Curator of history’s secrets.

Vulnerable

To human exploitation and conflict, pollution and climate change.

Globally Significant

Guardians against our predicted future, Sphagnum mosses must stay in-situ.

Always

Dead and alive.

Sarah says:

My introduction to Sphagnum mosses was in Northumberland, on a memorable class visit to auger peat cores for pollen analysis, where I almost lost a Wellington to the malodorous, oozy depths beneath the bog’s spongy surface.  On my second encounter, in Bavaria, our group pogoed in unison on a raised bog, sending ripples across its surface, causing the fringing trees to kiss crowns as they rocked to-and-fro.

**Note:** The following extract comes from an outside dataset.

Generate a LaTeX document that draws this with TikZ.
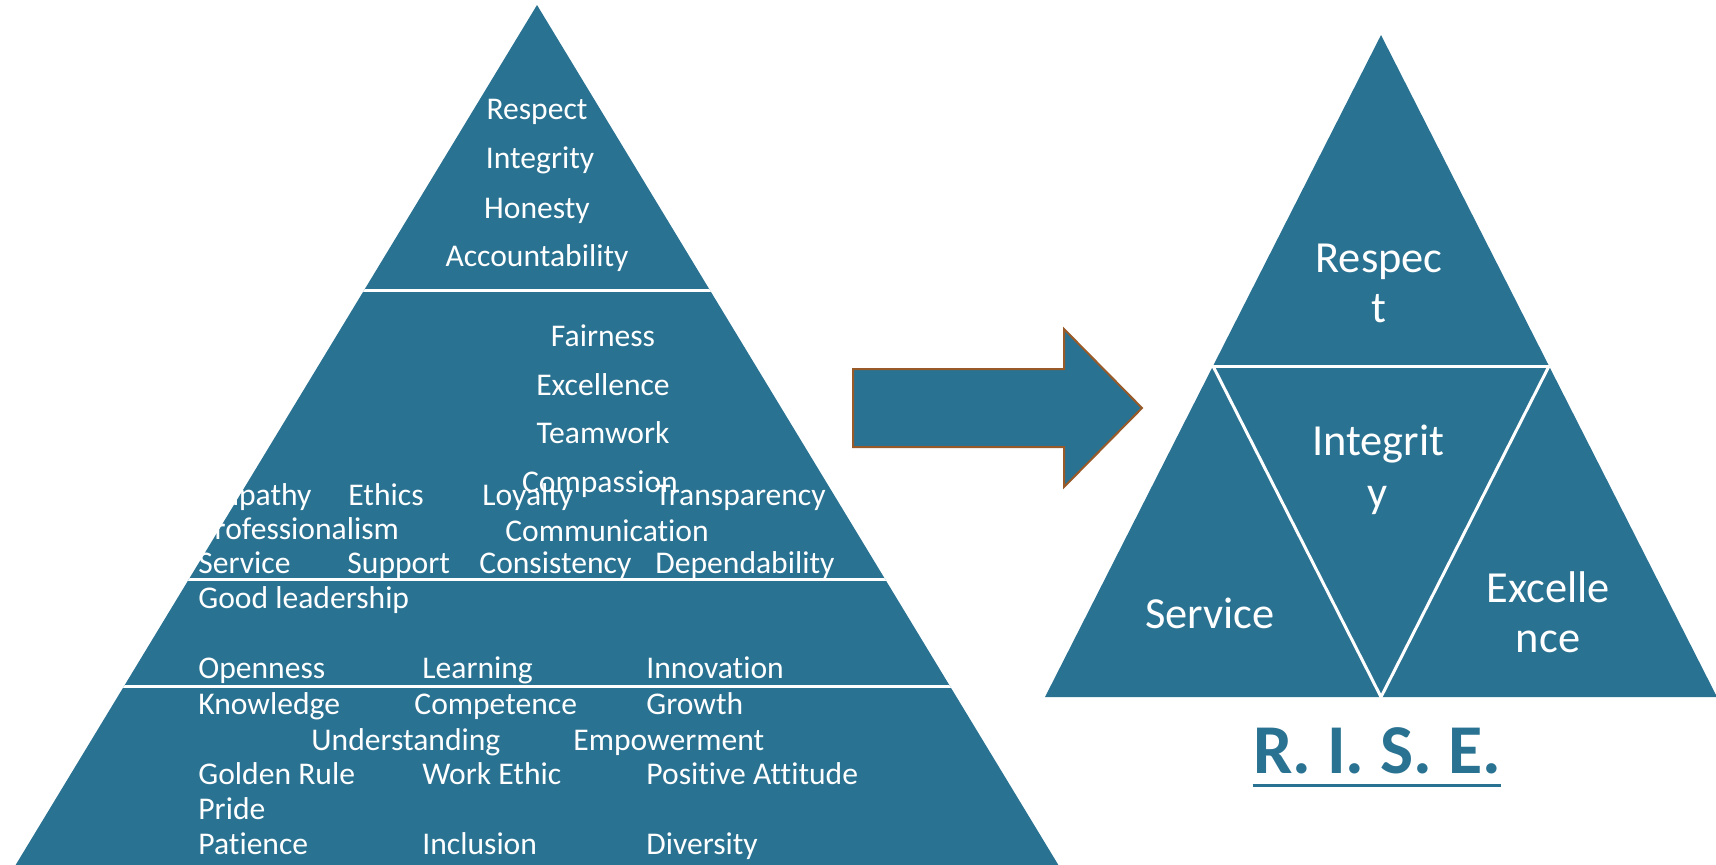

Forty years later, I am stunned to discover that there is more living carbon in Sphagnum mosses than any other single genus of plant on the planet. More carbon is stored globally in the peatlands that Sphagnum mosses create below their sunlit carpets, than is stored by the world’s forests.  Indeed, these bog habitats are the globe’s second largest store of carbon, after the oceans.

Almost 10 per cent of the UK’s land area is covered in bog and it’s the country’s single most important terrestrial carbon store, locking away at least 3 billion tonnes of carbon.

It seems quite incredible that these small, mop-headed, sodden plants, that grow in dense, colourful communities in peat bogs and other wetland habitats, play such a vital role in mitigating climate change.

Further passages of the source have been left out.